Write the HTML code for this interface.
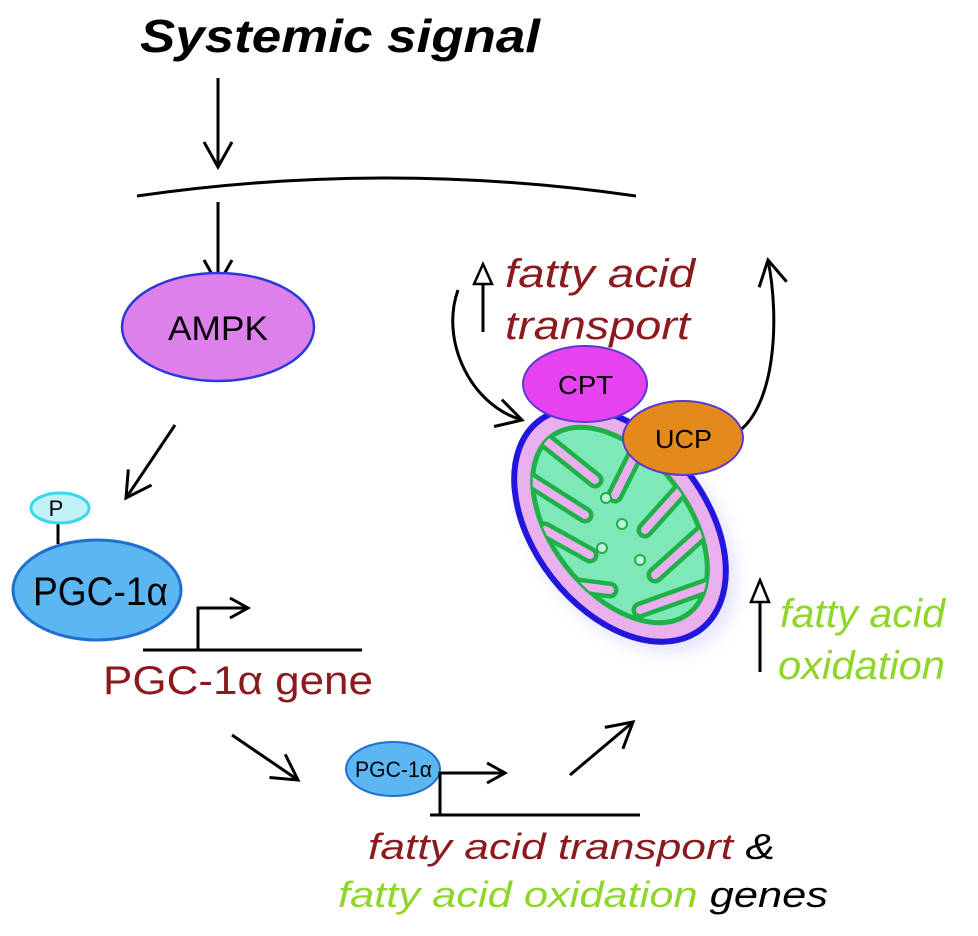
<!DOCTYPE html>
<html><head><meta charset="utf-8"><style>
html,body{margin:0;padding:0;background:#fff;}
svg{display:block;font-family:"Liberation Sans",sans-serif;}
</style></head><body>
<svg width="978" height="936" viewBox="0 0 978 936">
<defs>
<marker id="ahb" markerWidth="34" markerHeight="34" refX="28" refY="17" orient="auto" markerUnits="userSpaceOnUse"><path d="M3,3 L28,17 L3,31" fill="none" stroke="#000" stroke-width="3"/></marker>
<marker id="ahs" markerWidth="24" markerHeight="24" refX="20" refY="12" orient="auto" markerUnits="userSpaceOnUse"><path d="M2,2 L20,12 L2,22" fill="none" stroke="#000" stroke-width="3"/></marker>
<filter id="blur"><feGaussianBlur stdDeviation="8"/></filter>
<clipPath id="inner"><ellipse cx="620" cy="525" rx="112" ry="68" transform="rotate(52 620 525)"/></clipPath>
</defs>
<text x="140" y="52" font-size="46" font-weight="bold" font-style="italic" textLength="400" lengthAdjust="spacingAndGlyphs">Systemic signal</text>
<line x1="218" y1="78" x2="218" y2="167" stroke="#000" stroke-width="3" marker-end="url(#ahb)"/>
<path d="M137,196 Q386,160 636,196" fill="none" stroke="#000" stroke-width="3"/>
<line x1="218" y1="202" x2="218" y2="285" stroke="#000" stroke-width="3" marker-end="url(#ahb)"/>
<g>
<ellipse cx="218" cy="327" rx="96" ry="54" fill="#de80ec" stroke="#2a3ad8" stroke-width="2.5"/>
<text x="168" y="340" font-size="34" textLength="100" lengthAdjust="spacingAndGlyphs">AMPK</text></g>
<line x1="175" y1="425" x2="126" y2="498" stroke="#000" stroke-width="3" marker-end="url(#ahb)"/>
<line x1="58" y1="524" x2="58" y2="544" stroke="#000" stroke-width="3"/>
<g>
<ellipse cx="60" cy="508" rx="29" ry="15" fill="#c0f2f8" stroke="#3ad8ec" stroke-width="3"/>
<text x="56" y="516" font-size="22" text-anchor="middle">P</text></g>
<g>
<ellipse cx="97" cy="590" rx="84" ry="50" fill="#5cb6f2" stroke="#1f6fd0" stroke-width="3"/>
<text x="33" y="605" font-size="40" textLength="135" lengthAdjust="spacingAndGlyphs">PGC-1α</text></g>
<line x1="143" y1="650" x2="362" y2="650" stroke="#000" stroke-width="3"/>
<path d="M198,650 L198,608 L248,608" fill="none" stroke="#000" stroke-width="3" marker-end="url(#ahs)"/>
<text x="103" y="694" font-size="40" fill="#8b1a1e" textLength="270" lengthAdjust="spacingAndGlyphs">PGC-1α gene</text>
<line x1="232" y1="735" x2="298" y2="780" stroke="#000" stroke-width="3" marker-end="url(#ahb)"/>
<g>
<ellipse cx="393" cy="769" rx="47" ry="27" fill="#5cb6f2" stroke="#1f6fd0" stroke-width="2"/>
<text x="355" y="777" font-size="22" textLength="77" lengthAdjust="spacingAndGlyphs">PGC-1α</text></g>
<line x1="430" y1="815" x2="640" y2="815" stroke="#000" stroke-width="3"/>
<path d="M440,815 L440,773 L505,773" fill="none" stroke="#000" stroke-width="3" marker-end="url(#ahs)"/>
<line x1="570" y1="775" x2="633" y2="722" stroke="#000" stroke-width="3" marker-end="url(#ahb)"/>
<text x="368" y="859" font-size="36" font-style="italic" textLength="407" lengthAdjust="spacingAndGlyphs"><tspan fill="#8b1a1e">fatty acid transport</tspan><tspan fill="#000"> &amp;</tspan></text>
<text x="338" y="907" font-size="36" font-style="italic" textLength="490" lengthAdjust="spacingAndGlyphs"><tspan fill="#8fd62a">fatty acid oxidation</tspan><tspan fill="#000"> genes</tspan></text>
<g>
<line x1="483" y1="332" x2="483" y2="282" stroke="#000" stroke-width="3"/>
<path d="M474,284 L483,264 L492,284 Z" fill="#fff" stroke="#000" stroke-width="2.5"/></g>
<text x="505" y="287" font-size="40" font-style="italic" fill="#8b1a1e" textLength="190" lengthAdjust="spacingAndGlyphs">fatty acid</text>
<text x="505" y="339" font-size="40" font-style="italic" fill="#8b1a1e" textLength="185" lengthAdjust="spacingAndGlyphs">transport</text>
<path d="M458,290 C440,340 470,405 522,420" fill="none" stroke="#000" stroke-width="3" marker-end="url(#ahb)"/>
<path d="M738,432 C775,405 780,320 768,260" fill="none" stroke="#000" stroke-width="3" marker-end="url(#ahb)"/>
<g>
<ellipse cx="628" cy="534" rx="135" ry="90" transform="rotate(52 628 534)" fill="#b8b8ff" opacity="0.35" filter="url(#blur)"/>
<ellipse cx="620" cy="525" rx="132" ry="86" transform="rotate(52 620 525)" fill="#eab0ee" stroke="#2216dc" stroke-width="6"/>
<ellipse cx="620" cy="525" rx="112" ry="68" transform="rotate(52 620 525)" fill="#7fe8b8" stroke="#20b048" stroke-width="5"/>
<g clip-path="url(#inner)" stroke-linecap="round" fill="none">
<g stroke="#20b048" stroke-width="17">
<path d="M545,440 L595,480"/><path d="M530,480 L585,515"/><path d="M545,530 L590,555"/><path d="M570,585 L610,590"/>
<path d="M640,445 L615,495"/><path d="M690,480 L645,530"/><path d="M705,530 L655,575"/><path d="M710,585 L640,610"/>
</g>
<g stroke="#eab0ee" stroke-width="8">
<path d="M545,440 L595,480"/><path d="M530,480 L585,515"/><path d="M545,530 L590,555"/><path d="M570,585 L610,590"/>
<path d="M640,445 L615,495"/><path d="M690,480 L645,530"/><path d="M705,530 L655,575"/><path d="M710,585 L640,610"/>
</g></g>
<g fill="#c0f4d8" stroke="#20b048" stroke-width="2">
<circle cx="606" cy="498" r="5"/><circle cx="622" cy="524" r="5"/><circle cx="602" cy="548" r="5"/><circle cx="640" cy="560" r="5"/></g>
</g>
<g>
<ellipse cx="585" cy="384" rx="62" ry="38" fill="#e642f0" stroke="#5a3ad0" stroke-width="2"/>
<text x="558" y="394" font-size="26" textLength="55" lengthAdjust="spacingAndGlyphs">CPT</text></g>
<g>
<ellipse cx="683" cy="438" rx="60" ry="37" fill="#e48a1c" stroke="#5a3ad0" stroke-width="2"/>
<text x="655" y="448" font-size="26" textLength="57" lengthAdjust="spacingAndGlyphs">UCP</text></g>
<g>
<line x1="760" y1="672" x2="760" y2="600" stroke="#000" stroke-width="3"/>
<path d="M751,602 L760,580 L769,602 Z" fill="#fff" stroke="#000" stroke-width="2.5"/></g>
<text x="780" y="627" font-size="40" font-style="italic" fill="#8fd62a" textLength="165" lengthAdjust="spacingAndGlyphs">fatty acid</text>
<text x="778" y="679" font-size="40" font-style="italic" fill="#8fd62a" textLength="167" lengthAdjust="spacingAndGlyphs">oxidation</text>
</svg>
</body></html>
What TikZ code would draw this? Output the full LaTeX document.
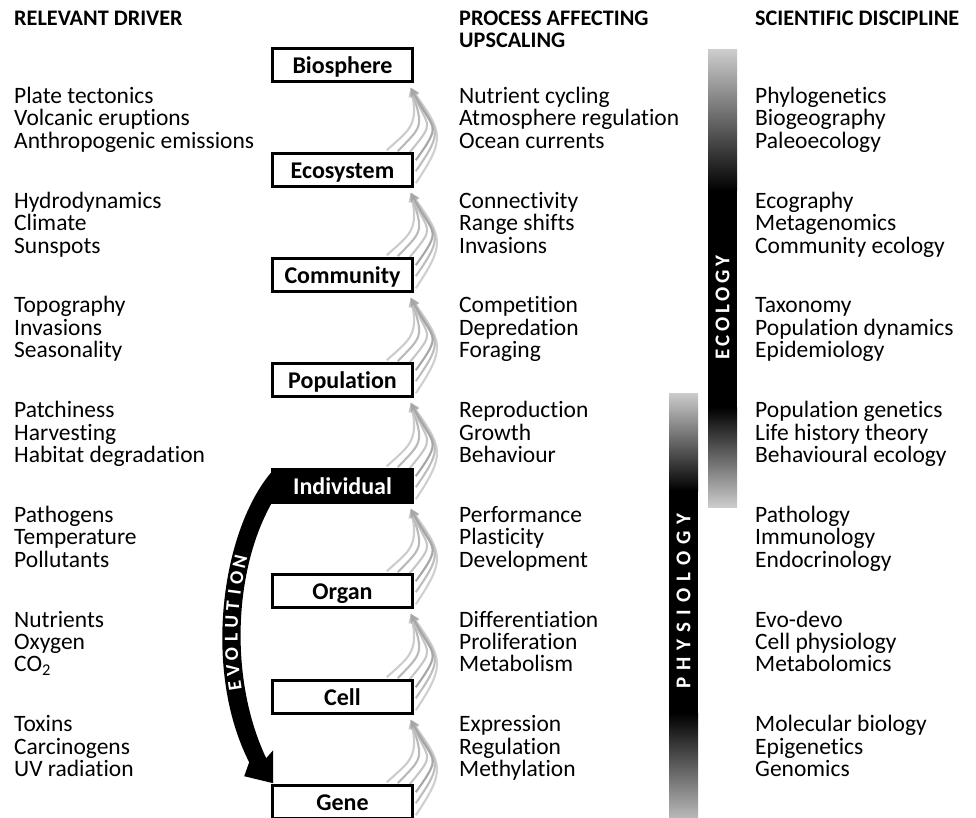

#####

What needs to be done
Scan the material above. Extract every line in which the word "this" occurs.

Finished task
Write the HTML code for this interface.
What TikZ code would draw this? Output the full LaTeX document.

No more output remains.